The exception applies only to a party to the communication. Recording a conversation you are not part of is interception, and it is a crime. That covers the classic cases: a device left running in a room you then leave, a tap on someone else’s line, a hidden microphone, accessing another person’s calls, voicemail, or messages without authority. It does not matter whose house, whose spouse, or whose employee is involved; being close to a conversation is not the same as being a party to it.

This is also where recording law meets counter-surveillance. A planted listening device is not a grey area. It is the offence itself, which is why finding one matters and why we treat a located device as evidence. We explain that discipline in how a professional bug sweep actually works. And as with every limit on this site’s legal pages, recording in places where a person has a reasonable expectation of privacy, such as inside a home, a bathroom, or a change room, is off-limits regardless of consent rules about conversation.

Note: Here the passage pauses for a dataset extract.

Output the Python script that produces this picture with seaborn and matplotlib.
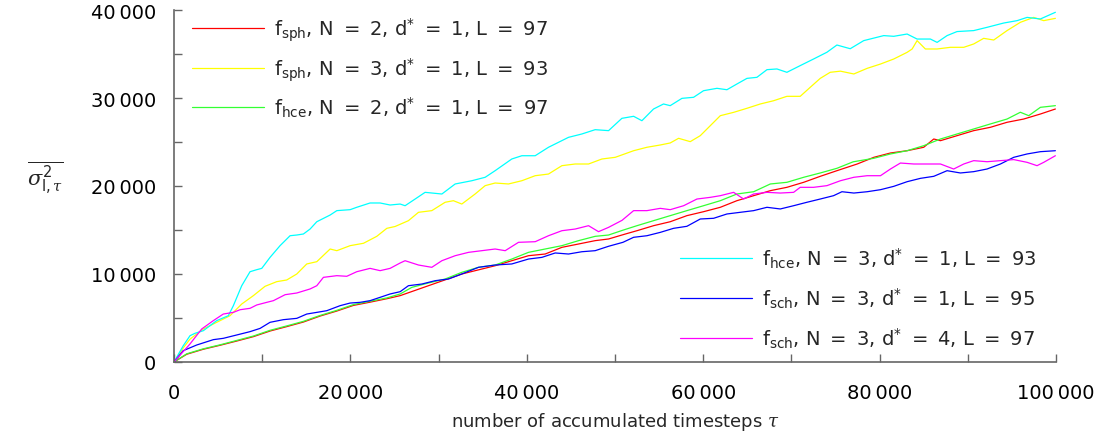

Lawful is not the same as usable, or wise

The one-party rule answers a criminal-law question. It does not answer the questions that usually matter next. Courts and tribunals can view surreptitious recordings critically, particularly in family matters, and they weigh how a recording was obtained and whether it is complete alongside what it contains. A fragment that captures the worst thirty seconds of a long conversation invites the argument that context was removed, the same completeness principle that governs surveillance evidence generally. Authenticity has to be demonstrable. And a recording made lawfully can still be handled badly: shared where it should not be, or relied on in place of the record a decision-maker would actually credit.

This is why professional practice is more conservative than the law requires. A licensed investigator does not intercept private communications, and surveillance video is generally captured without audio for exactly this reason. Documentation is built from what is lawfully observable, the standard we describe in what a PI can and can’t do.

If your concern runs the other way, that someone may be recording you unlawfully, that is a specific, articulable concern, and it is the situation a technical surveillance countermeasures examination exists to resolve.

Not legal advice

This page is general information about Canadian law and is not legal advice. Whether a specific recording was lawful, and what weight it would carry, depends on the facts and the venue; consult a lawyer for a specific situation.